Mortelle colère
Mis à jour le 14 octobre 2022
David Servan-Schreiber – Psychologies Magazine – Juillet 2002
Paul est pressé. Il parle beaucoup et vite. Et fait toujours plusieurs choses à la fois. Il veut «optimiser» son temps. Ce qu’il abhorre le plus ? Faire la queue dans une file d’attente. Son énervement est palpable pour ceux qui l’entourent. Paul est un pur «type A», le type de personnalité que l’on associe depuis trente ans à un risque plus élevé d’hypertension et d’infarctus. Aujourd’hui, pourtant, le sentiment de manquer de temps ne semble plus être le principal facteur de risque. Faire preuve d’hostilité, de cynisme et de méfiance – comportements souvent observés chez le type A – serait encore plus dangereux. Ainsi, c’est lorsque Paul grommelle des injures contre le «vieillard» qui met tant de temps à vider son Caddy à la caisse du supermarché qu’il pénalise son cœur et risque de fissurer les dépôts de graisse sur la paroi de ses artères. C’est lorsqu’il dit à sa femme : « Si ton frère appelle, c’est qu’il a encore besoin de quelque chose ! », qu’il atténue l’efficacité des cellules immunitaires chargées d’éliminer les tumeurs cancéreuses en formation.
Dans une revue analysant quarante-cinq études (1), les individus les plus agressifs présentaient un risque de mort prématurée supérieur de 42 % à celui de ceux qui se mettaient moins facilement en colère. Toutes les causes de mortalité étaient concernées, les maladies du cœur comme les cancers. Dans une autre étude (2), les étudiants en médecine les plus hostiles avaient cinq fois plus de chance d’avoir un infarctus dans les quarante ans à venir que ceux qui étaient plus nonchalants.
Si l’hostilité est un facteur de risque plus important que le cholestérol ou l’hypertension, les médecins n’aiment pourtant pas y penser. Et encore moins s’y attaquer. Un peu comme, il n’y a pas si longtemps, la nutrition et la cigarette. Les médecins hésitaient à confronter leurs patients à ces sujets «difficiles», ces aspects si «privés» et si chers à chacun que l’on préfère croire qu’ils ne mettent en danger que les autres. Comment, après tout, faire changer une personne chez qui l’hostilité et la méfiance sont au cœur de la personnalité ? Ce n’est pourtant pas impossible. D’après mon expérience, l’une des approches les plus efficaces est la thérapie de groupe. En mettant chaque individu au contact de la douleur des autres, mais aussi de leur vérité, de leur peur, de leur fragilité et, au final, de leur noblesse, elle est une remarquable éducation humaniste. C’est l’un des rares endroits où les masques tombent. Et, lorsque l’autre est sans masque, il devient presque impossible de le haïr, ni même de le mépriser.

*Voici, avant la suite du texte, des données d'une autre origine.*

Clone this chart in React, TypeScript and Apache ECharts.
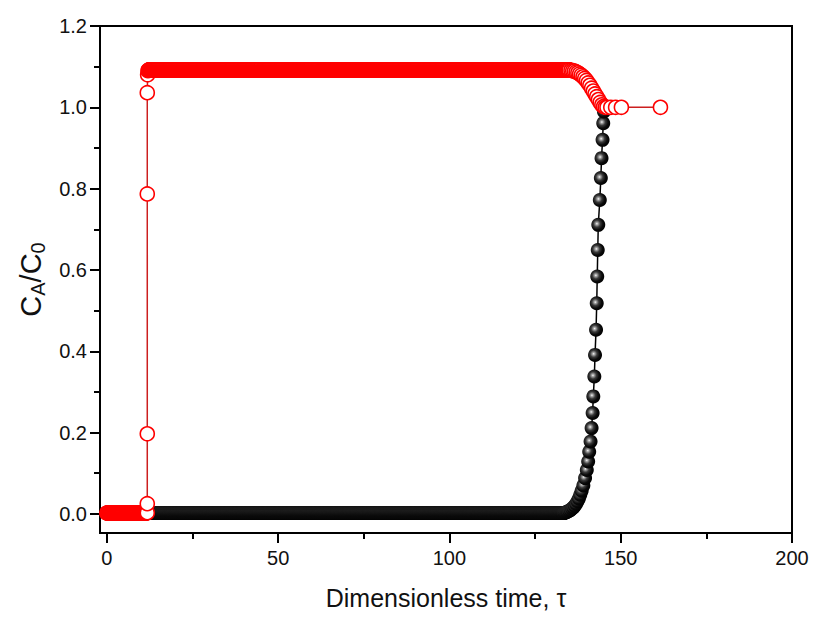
import React, { useEffect, useRef } from "react";
import * as echarts from "echarts";

// ---- data ----
// Solver output interval on the flat stretches (tau units)
const PLATEAU_STEP = 0.1;

// Flat runs: [tauFrom, tauTo, C/C0]
const redRunLow = [0, 11.6, 0.002];
const redRunHigh = [12.2, 135, 1.092];
const blackRunLow = [12.0, 133.4, 0.002];

// Red (hollow circles): breakthrough jump at tau ~ 11.8
const redJump = [
  [11.8, 0.003], [11.8, 0.025], [11.8, 0.197], [11.8, 0.787],
  [11.8, 1.036], [11.9, 1.08], [12.0, 1.09],
];
// Red: descent from overshoot to 1.0
const redDescent = [
  [135.5, 1.091], [136, 1.09], [136.5, 1.089], [137, 1.087], [137.5, 1.085],
  [138, 1.082], [138.5, 1.079], [139, 1.075], [139.5, 1.071], [140, 1.066],
  [140.5, 1.06], [141, 1.054], [141.5, 1.047], [142, 1.04], [142.5, 1.033],
  [143, 1.026], [143.5, 1.019], [144, 1.012], [144.5, 1.006], [145, 1.002],
  [145.5, 1.0],
];
const redTail = [[146, 1.0], [147.1, 1.0], [148.5, 1.0], [150.2, 1.0], [161.6, 1.0]];

// Black (spheres): rise
const blackRise = [
  [133.6, 0.003], [133.8, 0.003], [134, 0.004], [134.3, 0.005], [134.6, 0.006],
  [135, 0.008], [135.4, 0.01], [135.8, 0.013], [136.2, 0.016], [136.6, 0.02],
  [137, 0.025], [137.4, 0.031], [137.8, 0.038], [138.2, 0.047], [138.6, 0.057],
  [139.1, 0.07], [139.6, 0.088], [140.1, 0.108], [140.5, 0.129],
  [140.8, 0.153], [141.2, 0.178], [141.5, 0.211], [141.8, 0.248], [142.0, 0.289],
  [142.3, 0.338], [142.5, 0.391], [142.8, 0.453], [143.0, 0.518], [143.15, 0.584],
  [143.3, 0.649], [143.45, 0.711], [143.9, 0.772], [144.2, 0.826], [144.4, 0.875],
  [144.7, 0.92], [144.9, 0.961], [145.1, 0.99], [145.3, 1.0],
];

const xMajor = [0, 50, 100, 150, 200];
const xMinor = [25, 75, 125, 175];
const yMajor = [0, 0.2, 0.4, 0.6, 0.8, 1.0, 1.2];
const yMinor = [0.1, 0.3, 0.5, 0.7, 0.9, 1.1];

function run(r: number[], step: number) {
  const [from, to, level] = r;
  const n = Math.round((to - from) / step);
  const out: number[][] = [];
  for (let i = 0; i <= n; i++) out.push([+(from + i * step).toFixed(3), level]);
  return out;
}

const FONT = "'Liberation Sans', Arial, sans-serif";

export default function App() {
  const ref = useRef<HTMLDivElement>(null);
  useEffect(() => {
    document.body.style.margin = "0";
    const chart = echarts.init(ref.current!, null, { renderer: "svg" });
    const redData = [
      ...run(redRunLow, PLATEAU_STEP),
      ...redJump,
      ...run(redRunHigh, PLATEAU_STEP),
      ...redDescent,
      ...redTail,
    ];
    const blackData = [...run(blackRunLow, PLATEAU_STEP), ...blackRise];

    const axisCommon = { splitLine: { show: false } };
    chart.setOption({
      animation: false,
      backgroundColor: "#fff",
      grid: {
        left: 100, right: 22, top: 26, bottom: 84,
        show: true, borderColor: "#000", borderWidth: 2,
      },
      xAxis: [
        {
          type: "value", min: -2, max: 200, position: "bottom",
          ...axisCommon,
          axisLine: { show: true, onZero: false, lineStyle: { color: "#000", width: 2 } },
          axisTick: { show: true, length: 10, customValues: xMajor, lineStyle: { color: "#000", width: 2 } },
          axisLabel: { customValues: xMajor, fontSize: 20, color: "#111", margin: 15, fontFamily: FONT },
          name: "Dimensionless time, τ",
          nameLocation: "middle",
          nameGap: 52,
          nameTextStyle: { fontSize: 25, color: "#111", fontFamily: FONT },
        },
        {
          type: "value", min: -2, max: 200, position: "bottom",
          ...axisCommon,
          axisLine: { show: false, onZero: false },
          axisTick: { show: true, length: 6, customValues: xMinor, lineStyle: { color: "#000", width: 2 } },
          axisLabel: { show: false },
        },
      ],
      yAxis: [
        {
          type: "value", min: -0.047, max: 1.2, position: "left",
          ...axisCommon,
          axisLine: { show: true, onZero: false, lineStyle: { color: "#000", width: 2 } },
          axisTick: { show: true, length: 10, customValues: yMajor, lineStyle: { color: "#000", width: 2 } },
          axisLabel: {
            customValues: yMajor, fontSize: 20, color: "#111", margin: 13, fontFamily: FONT,
            formatter: (v: number) => v.toFixed(1),
          },
          name: "{m|C}{s|A}{m|/C}{s|0}",
          nameLocation: "middle",
          nameGap: 50,
          nameTextStyle: {
            color: "#111",
            rich: {
              m: { fontSize: 29, fontFamily: FONT, color: "#111" },
              s: { fontSize: 20, fontFamily: FONT, color: "#111", padding: [15, 0, 0, 0] },
            },
          },
        },
        {
          type: "value", min: -0.047, max: 1.2, position: "left",
          ...axisCommon,
          axisLine: { show: false, onZero: false },
          axisTick: { show: true, length: 6, customValues: yMinor, lineStyle: { color: "#000", width: 2 } },
          axisLabel: { show: false },
        },
      ],
      series: [
        {
          type: "line",
          data: blackData,
          xAxisIndex: 0, yAxisIndex: 0,
          symbol: "circle",
          symbolSize: 14,
          showSymbol: true,
          showAllSymbol: true,
          lineStyle: { color: "#000", width: 1.5 },
          itemStyle: {
            color: {
              type: "radial", x: 0.4, y: 0.42, r: 0.62,
              colorStops: [
                { offset: 0, color: "#ffffff" },
                { offset: 0.12, color: "#b0b0b0" },
                { offset: 0.4, color: "#3a3a3a" },
                { offset: 0.7, color: "#0a0a0a" },
                { offset: 1, color: "#000" },
              ],
            },
            borderWidth: 0,
          },
          z: 2,
        },
        {
          type: "line",
          data: redData,
          xAxisIndex: 0, yAxisIndex: 0,
          symbol: "circle",
          symbolSize: 14,
          showSymbol: true,
          showAllSymbol: true,
          lineStyle: { color: "#cc1f1f", width: 1.5 },
          itemStyle: { color: "#fff", borderColor: "#f00", borderWidth: 1.6 },
          z: 3,
        },
      ],
    });
    return () => chart.dispose();
  }, []);
  return <div ref={ref} style={{ width: 814, height: 617 }} />;
}
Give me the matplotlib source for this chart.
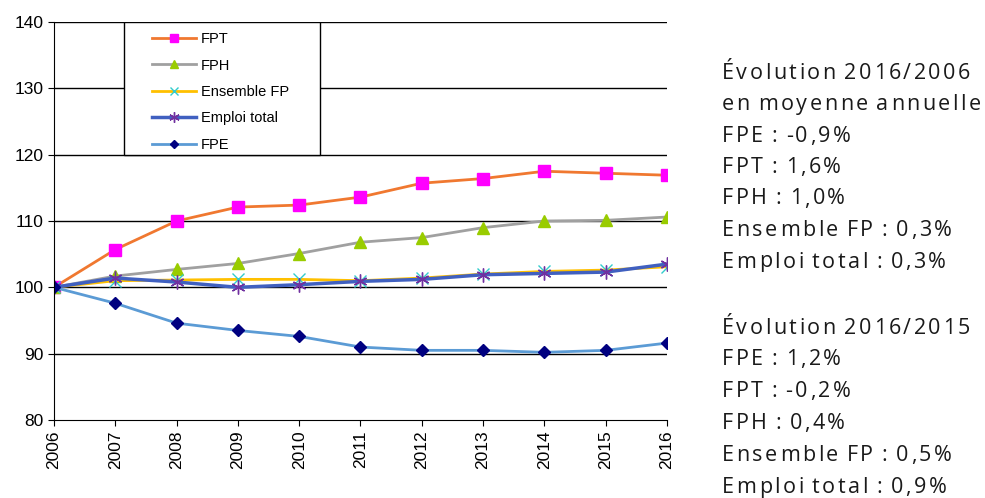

Une étude américaine (3) a montré qu’une courte thérapie de groupe visant spécifiquement les comportements de type A réduisait de 50 % le risque de mort dans les cinq années suivant un infarctus. Aucun médicament ne peut se targuer de la même efficacité. Alors, si dans les embouteillages ou en faisant la queue à la poste, vous sentez monter trop souvent la colère, pourquoi ne pas travailler sur elle avant qu’elle ne fasse son mortel travail sur vous ?
1- “Psych. Bull.”, Miller et al. (119 : 322-348), 1996.
2- “Arch. Int. Medicine”, Chang et al., 2002.
3- “Am Heart Journal”, Friedman et al., 1986.